But Jim wouldn't do it, and he slapped John and called him some names and told him he is a coward to fight him. All dis made John awful mad and he flew into him and give him the terriblest licking a man ever toted. He went on home but knew he would git into trouble over it.
Jim talked around over the country about what he was going to do to John but everybody told him dat he brought it all on hisself. He never did try to git another nigger to fight with him.
Yes, I guess charms keep off bad luck. I have wore 'em but money always was my best lucky piece. I've made lots of money but I never made good use of it.
I was always afraid of ghosts but I never saw one. There was a graveyard beside de road from our house to town and I always was afraid to go by it. I'd shut my eyes and run for dear life till I was past de grave yard. I had heard dat there was a headless man dat stayed there on cold rainy days or foggy nights he'd hide by de fence and throw his head at you. Once a man got hit and he fell right down dead. I believed dat tale and you can imagine how I felt whenever I had to go past there by myself and on foot.
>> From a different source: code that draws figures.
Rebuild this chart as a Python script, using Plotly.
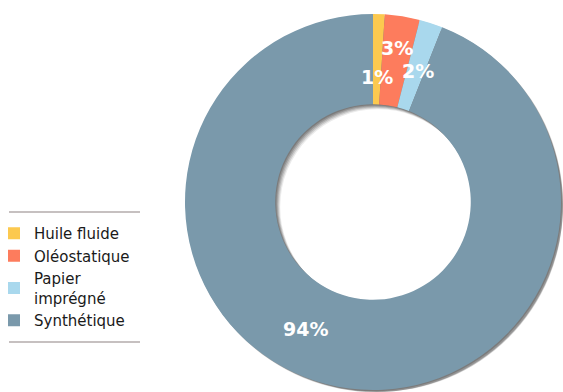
import math
import plotly.graph_objects as go

# Répartition des transformateurs par type d'isolant
labels = ["Huile fluide", "Oléostatique", "Papier<br>imprégné", "Synthétique"]
values = [1, 3, 2, 94]
colors = ["#fcc94f", "#fd7c5d", "#a9d8ed", "#7a99ab"]

W, H = 563, 392
CX, CY, R = 373, 202, 188   # centre / rayon de l'anneau en pixels
HOLE = 0.52
R_IN = HOLE * R


def domain(cx, cy, r):
    return dict(x=[max(0.0, (cx - r) / W), min(1.0, (cx + r) / W)],
                y=[max(0.0, (H - cy - r) / H), min(1.0, (H - cy + r) / H)])


fig = go.Figure()

# ombre portée douce sous l'anneau
for d, a in [(1, 0.16), (2, 0.16), (3, 0.14), (4, 0.12), (5, 0.08)]:
    rs = min(R, W - CX - d, H - CY - d)
    fig.add_trace(go.Pie(
        values=[1], labels=["ombre"], hole=R_IN / rs, sort=False,
        domain=domain(CX + d, CY + d, rs),
        marker=dict(colors=[f"rgba(0,0,0,{a})"], line=dict(width=0)),
        textinfo="none", hoverinfo="skip", showlegend=False,
    ))

fig.add_trace(go.Pie(
    labels=labels, values=values, hole=HOLE, sort=False,
    direction="clockwise", rotation=0,
    domain=domain(CX, CY, R),
    marker=dict(colors=colors, line=dict(width=0)),
    textinfo="none", hoverinfo="label+percent",
))

# étiquettes de pourcentage placées sur chaque secteur
label_radius = [125, 156, 139, 144]
label_shift = [0, 0, 1, 17]   # décalage angulaire en degrés
total = sum(values)
cum = 0
for v, rr, sh in zip(values, label_radius, label_shift):
    mid = (cum + v / 2) / total * 360 + sh
    cum += v
    x = CX + rr * math.sin(math.radians(mid))
    y = CY - rr * math.cos(math.radians(mid))
    fig.add_annotation(
        x=x / W, y=(H - y) / H, xref="paper", yref="paper",
        text=f"{round(v / total * 100)}%", showarrow=False,
        font=dict(family="DejaVu Sans", size=19, color="white", weight="bold"),
        xanchor="center", yanchor="middle",
    )

# filets au-dessus et au-dessous de la légende
for ly in [212, 342]:
    fig.add_shape(type="line", xref="paper", yref="paper",
                  x0=9 / W, x1=140 / W, y0=(H - ly) / H, y1=(H - ly) / H,
                  line=dict(color="#b3abab", width=1.5))

fig.update_layout(
    width=W, height=H,
    margin=dict(l=0, r=0, t=0, b=0, autoexpand=False),
    paper_bgcolor="white", plot_bgcolor="white",
    font=dict(family="DejaVu Sans", size=15, color="#1a1a1a"),
    legend=dict(x=-6 / W, y=(H - 217) / H, xanchor="left", yanchor="top",
                bgcolor="rgba(0,0,0,0)", traceorder="normal",
                font=dict(family="DejaVu Sans", size=15, color="#1a1a1a")),
)

fig.write_html("out.html")
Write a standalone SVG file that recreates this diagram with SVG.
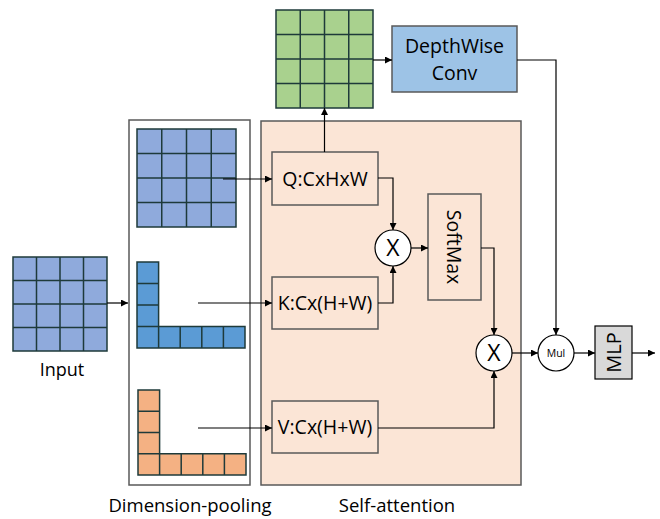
<svg xmlns="http://www.w3.org/2000/svg" width="660" height="519" viewBox="0 0 660 519">
<style>
text{font-family:"Open Sans","Liberation Sans",sans-serif;fill:#000}
.cell{stroke:#1E3A3A;stroke-width:1.5}
.grid{stroke:#1E3A3A;stroke-width:1.5;fill:none}
.box{stroke:#595959;stroke-width:1.5}
.wire{stroke:#000;stroke-width:1.2;fill:none}
.lbl{font-size:19.5px}
.x{font-size:23px}
.cap{font-size:18.5px}
</style>
<defs>
<marker id="ah" viewBox="0 0 10 10" refX="10" refY="5" markerWidth="7" markerHeight="7" markerUnits="userSpaceOnUse" orient="auto">
<path d="M0,0 L10,5 L0,10 z" fill="#000"/>
</marker>
</defs>
<rect width="660" height="519" fill="#fff"/>

<g id="self-attention-panel">
<rect x="261" y="121" width="260" height="364" fill="#FBE5D6" class="box"/>
</g>
<g id="dimension-pooling-panel">
<rect x="129" y="120" width="121" height="365" fill="#fff" class="box"/>
</g>

<g id="input">
<rect x="13" y="257" width="94" height="94" fill="#8FAADC" class="cell"/>
<path class="grid" d="M36.5,257V351M60,257V351M83.5,257V351M13,280.5H107M13,304H107M13,327.5H107"/>
<text x="62" y="376" text-anchor="middle" font-size="18">Input</text>
</g>

<g id="q-pool">
<rect x="137" y="129" width="99" height="98" fill="#8FAADC" class="cell"/>
<path class="grid" d="M161.75,129V227M186.5,129V227M211.25,129V227M137,153.5H236M137,178H236M137,202.5H236"/>
</g>

<g id="k-pool">
<path d="M137,262H158.6V326.5H245V348H137Z" fill="#5B9BD5" class="cell"/>
<path class="grid" d="M137,283.5H158.6M137,305H158.6M137,326.5H158.6M158.6,326.5V348M180.2,326.5V348M201.8,326.5V348M223.4,326.5V348"/>
</g>

<g id="v-pool">
<path d="M138,390H159.6V453.75H246V475H138Z" fill="#F4B183" class="cell"/>
<path class="grid" d="M138,411.25H159.6M138,432.5H159.6M138,453.75H159.6M159.6,453.75V475M181.2,453.75V475M202.8,453.75V475M224.4,453.75V475"/>
</g>

<g id="green-grid">
<rect x="276" y="10" width="97" height="98" fill="#A9D18E" class="cell"/>
<path class="grid" d="M300.25,10V108M324.5,10V108M348.75,10V108M276,34.5H373M276,59H373M276,83.5H373"/>
</g>

<g id="depthwise">
<rect x="392" y="26" width="125" height="66" fill="#9DC3E6" class="box"/>
<text x="454.5" y="53" text-anchor="middle" class="lbl">DepthWise</text>
<text x="454.5" y="80" text-anchor="middle" class="lbl">Conv</text>
</g>

<g id="q-box">
<rect x="272" y="152" width="106" height="53" fill="#FBE5D6" class="box"/>
<text x="325" y="185.5" text-anchor="middle" class="lbl">Q:CxHxW</text>
</g>
<g id="k-box">
<rect x="272" y="277" width="106" height="52" fill="#FBE5D6" class="box"/>
<text x="325" y="310" text-anchor="middle" class="lbl">K:Cx(H+W)</text>
</g>
<g id="v-box">
<rect x="272" y="401" width="106" height="52" fill="#FBE5D6" class="box"/>
<text x="325" y="434" text-anchor="middle" class="lbl">V:Cx(H+W)</text>
</g>

<g id="mult1">
<circle cx="393" cy="248" r="18" fill="#fff" stroke="#000" stroke-width="1.2"/>
<text x="393" y="256" text-anchor="middle" class="x">X</text>
</g>
<g id="softmax">
<rect x="428" y="194" width="53" height="106" fill="#FBE5D6" class="box"/>
<text transform="translate(447,247) rotate(90)" text-anchor="middle" class="lbl">SoftMax</text>
</g>
<g id="mult2">
<circle cx="494" cy="353" r="18" fill="#fff" stroke="#000" stroke-width="1.2"/>
<text x="494" y="361" text-anchor="middle" class="x">X</text>
</g>
<g id="mul">
<circle cx="556" cy="353" r="18" fill="#fff" stroke="#000" stroke-width="1.2"/>
<text x="556" y="357" text-anchor="middle" font-size="10.5">Mul</text>
</g>
<g id="mlp">
<rect x="595" y="326" width="37" height="53" fill="#D9D9D9" stroke="#000" stroke-width="1.2"/>
<text transform="translate(621,352.5) rotate(-90)" text-anchor="middle" font-size="20">MLP</text>
</g>

<g id="labels">
<text x="190" y="512" text-anchor="middle" class="cap">Dimension-pooling</text>
<text x="397" y="512" text-anchor="middle" class="cap">Self-attention</text>
</g>

<g id="connectors">
<path class="wire" d="M107,303H128" marker-end="url(#ah)"/>
<path class="wire" d="M223,179H272" marker-end="url(#ah)"/>
<path class="wire" d="M198,303H272" marker-end="url(#ah)"/>
<path class="wire" d="M198,428H272" marker-end="url(#ah)"/>
<path class="wire" d="M324.5,152V108" marker-end="url(#ah)"/>
<path class="wire" d="M373,60H392" marker-end="url(#ah)"/>
<path class="wire" d="M378,178H393V230" marker-end="url(#ah)"/>
<path class="wire" d="M378,303H393V266" marker-end="url(#ah)"/>
<path class="wire" d="M411,248H428" marker-end="url(#ah)"/>
<path class="wire" d="M481,248H494V335" marker-end="url(#ah)"/>
<path class="wire" d="M378,428H494V371" marker-end="url(#ah)"/>
<path class="wire" d="M512,353H538" marker-end="url(#ah)"/>
<path class="wire" d="M517,60H556V335" marker-end="url(#ah)"/>
<path class="wire" d="M574,353H595" marker-end="url(#ah)"/>
<path class="wire" d="M632,353H655" marker-end="url(#ah)"/>
</g>
</svg>
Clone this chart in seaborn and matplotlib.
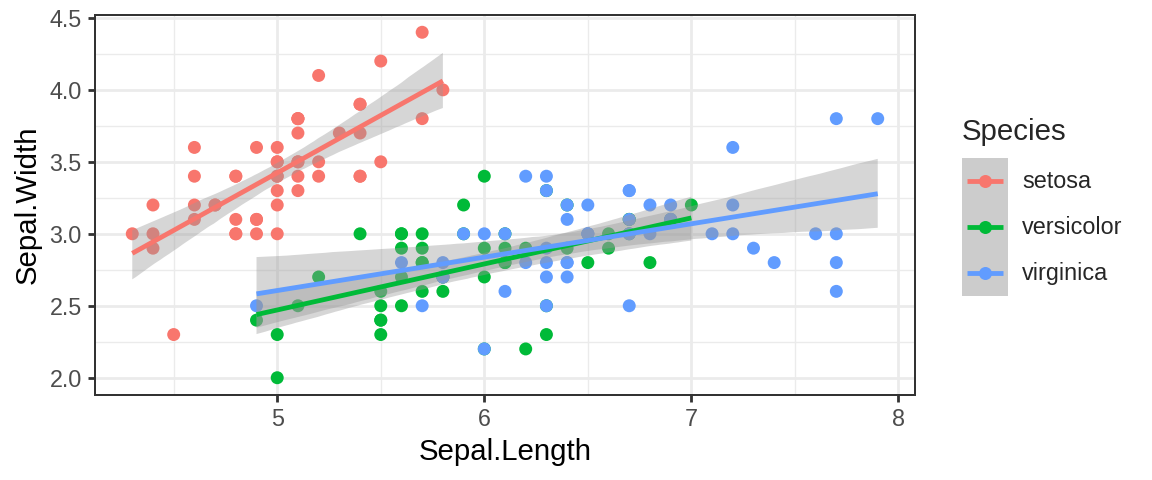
import numpy as np
import pandas as pd
import matplotlib
matplotlib.use("Agg")
import matplotlib.pyplot as plt
import seaborn as sns
from matplotlib.lines import Line2D
from matplotlib.patches import Rectangle
from matplotlib.legend_handler import HandlerBase
from matplotlib.ticker import MultipleLocator

species_names = ["setosa", "versicolor", "virginica"]
species_colors = ["#F8766D", "#00BA38", "#619CFF"]

setosa_length = [5.1,4.9,4.7,4.6,5.0,5.4,4.6,5.0,4.4,4.9,5.4,4.8,4.8,4.3,5.8,5.7,5.4,5.1,5.7,5.1,
                 5.4,5.1,4.6,5.1,4.8,5.0,5.0,5.2,5.2,4.7,4.8,5.4,5.2,5.5,4.9,5.0,5.5,4.9,4.4,5.1,
                 5.0,4.5,4.4,5.0,5.1,4.8,5.1,4.6,5.3,5.0]
setosa_width = [3.5,3.0,3.2,3.1,3.6,3.9,3.4,3.4,2.9,3.1,3.7,3.4,3.0,3.0,4.0,4.4,3.9,3.5,3.8,3.8,
                3.4,3.7,3.6,3.3,3.4,3.0,3.4,3.5,3.4,3.2,3.1,3.4,4.1,4.2,3.1,3.2,3.5,3.6,3.0,3.4,
                3.5,2.3,3.2,3.5,3.8,3.0,3.8,3.2,3.7,3.3]
versicolor_length = [7.0,6.4,6.9,5.5,6.5,5.7,6.3,4.9,6.6,5.2,5.0,5.9,6.0,6.1,5.6,6.7,5.6,5.8,6.2,5.6,
                     5.9,6.1,6.3,6.1,6.4,6.6,6.8,6.7,6.0,5.7,5.5,5.5,5.8,6.0,5.4,6.0,6.7,6.3,5.6,5.5,
                     5.5,6.1,5.8,5.0,5.6,5.7,5.7,6.2,5.1,5.7]
versicolor_width = [3.2,3.2,3.1,2.3,2.8,2.8,3.3,2.4,2.9,2.7,2.0,3.0,2.2,2.9,2.9,3.1,3.0,2.7,2.2,2.5,
                    3.2,2.8,2.5,2.8,2.9,3.0,2.8,3.0,2.9,2.6,2.4,2.4,2.7,2.7,3.0,3.4,3.1,2.3,3.0,2.5,
                    2.6,3.0,2.6,2.3,2.7,3.0,2.9,2.9,2.5,2.8]
virginica_length = [6.3,5.8,7.1,6.3,6.5,7.6,4.9,7.3,6.7,7.2,6.5,6.4,6.8,5.7,5.8,6.4,6.5,7.7,7.7,6.0,
                    6.9,5.6,7.7,6.3,6.7,7.2,6.2,6.1,6.4,7.2,7.4,7.9,6.4,6.3,6.1,7.7,6.3,6.4,6.0,6.9,
                    6.7,6.9,5.8,6.8,6.7,6.7,6.3,6.5,6.2,5.9]
virginica_width = [3.3,2.7,3.0,2.9,3.0,3.0,2.5,2.9,2.5,3.6,3.2,2.7,3.0,2.5,2.8,3.2,3.0,3.8,2.6,2.2,
                   3.2,2.8,2.8,2.7,3.3,3.2,2.8,3.0,2.8,3.0,2.8,3.8,2.8,2.8,2.6,3.0,3.4,3.1,3.0,3.1,
                   3.1,3.1,2.7,3.2,3.3,3.0,2.5,3.0,3.4,3.0]

df = pd.DataFrame({
    "Sepal.Length": setosa_length + versicolor_length + virginica_length,
    "Sepal.Width": setosa_width + versicolor_width + virginica_width,
    "Species": ["setosa"] * 50 + ["versicolor"] * 50 + ["virginica"] * 50,
})

sns.set_style("white")
plt.rcParams["font.family"] = ["Liberation Sans", "DejaVu Sans"]

fig = plt.figure(figsize=(8, 480 / 144), dpi=144)
ax = fig.add_axes([95 / 1152, 1 - 395 / 480, (915 - 95) / 1152, (395 - 15) / 480])

palette = dict(zip(species_names, species_colors))
sns.scatterplot(data=df, x="Sepal.Length", y="Sepal.Width", hue="Species",
                palette=palette, s=42, edgecolor="none", linewidth=0,
                legend=False, ax=ax, zorder=2)

for name, col in zip(species_names, species_colors):
    sub = df[df["Species"] == name]
    n_before = len(ax.collections)
    sns.regplot(data=sub, x="Sepal.Length", y="Sepal.Width", scatter=False,
                ci=95, n_boot=2000, seed=1, truncate=True, color=col,
                line_kws=dict(lw=2.4, color=col, zorder=4, solid_capstyle="butt"), ax=ax)
    for c in ax.collections[n_before:]:
        c.set_alpha(None)
        c.set_facecolor((0.6, 0.6, 0.6, 0.4))
        c.set_edgecolor("none")
        c.set_zorder(3)

ax.set_xlim(4.12, 8.08)
ax.set_ylim(1.88, 4.52)
ax.xaxis.set_minor_locator(MultipleLocator(0.5))
ax.yaxis.set_minor_locator(MultipleLocator(0.25))
ax.set_xticks([5, 6, 7, 8])
ax.set_xticklabels(["5", "6", "7", "8"])
ax.set_yticks([2.0, 2.5, 3.0, 3.5, 4.0, 4.5])
ax.set_yticklabels(["2.0", "2.5", "3.0", "3.5", "4.0", "4.5"])

ax.grid(which="major", color="#EBEBEB", lw=1.4, zorder=0)
ax.grid(which="minor", color="#EBEBEB", lw=0.7, zorder=0)
ax.set_axisbelow(True)
for s in ax.spines.values():
    s.set_color("#333333")
    s.set_linewidth(1.0)
ax.tick_params(which="major", length=3.67, width=1.4, color="#333333",
               labelsize=11.7, labelcolor="#4D4D4D", pad=2.9,
               bottom=True, left=True)
ax.tick_params(which="minor", length=0, bottom=False, left=False)

ax.set_xlabel("Sepal.Length", fontsize=14.67, color="black", labelpad=3.5)
ax.set_ylabel("Sepal.Width", fontsize=14.67, color="black", labelpad=4)


class KeyHandler(HandlerBase):
    def create_artists(self, legend, orig_handle, xdescent, ydescent,
                       width, height, fontsize, trans):
        col = orig_handle.get_color()
        rect = Rectangle((-xdescent, -ydescent), width, height,
                         facecolor="#CCCCCC", edgecolor="none", transform=trans)
        yc = -ydescent + height / 2
        line = Line2D([-xdescent + 0.1 * width, -xdescent + 0.9 * width], [yc, yc],
                      color=col, lw=2.4, solid_capstyle="butt", transform=trans)
        dot = Line2D([-xdescent + 0.5 * width], [yc], marker="o", markersize=6.5,
                     markeredgewidth=0, color=col, linestyle="none", transform=trans)
        return [rect, line, dot]


handles = [Line2D([], [], color=col) for col in species_colors]
fs = 11.7
leg = fig.legend(handles, species_names, title="Species",
                 handler_map={Line2D: KeyHandler()},
                 loc="upper left", bbox_to_anchor=(962 / 1152, 1 - 118 / 480),
                 frameon=False, fontsize=fs, title_fontsize=14.67,
                 handlelength=1.966, handleheight=2.647, labelspacing=0,
                 handletextpad=0.6, borderpad=0, borderaxespad=0,
                 alignment="left")
leg._legend_box.sep = 6

fig.savefig("out.png", dpi=144, facecolor="white")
I saw lots of Ku Kluxers but I wasn't afraid of them. I knowed I hadn't done nothing and they wasn't after me. One time I met a bunch of 'em and one of 'em said, "Who is dis feller?" Another one said, "Oh, dat's Gabe's foolish boy, come on, don't bother him." I always did think dat voice sounded natural but I never did say anything about it. It sounded powerful like one of old Judge's boys. Dey rode on and didn't bother me and I never was a bit afraid of 'em any more.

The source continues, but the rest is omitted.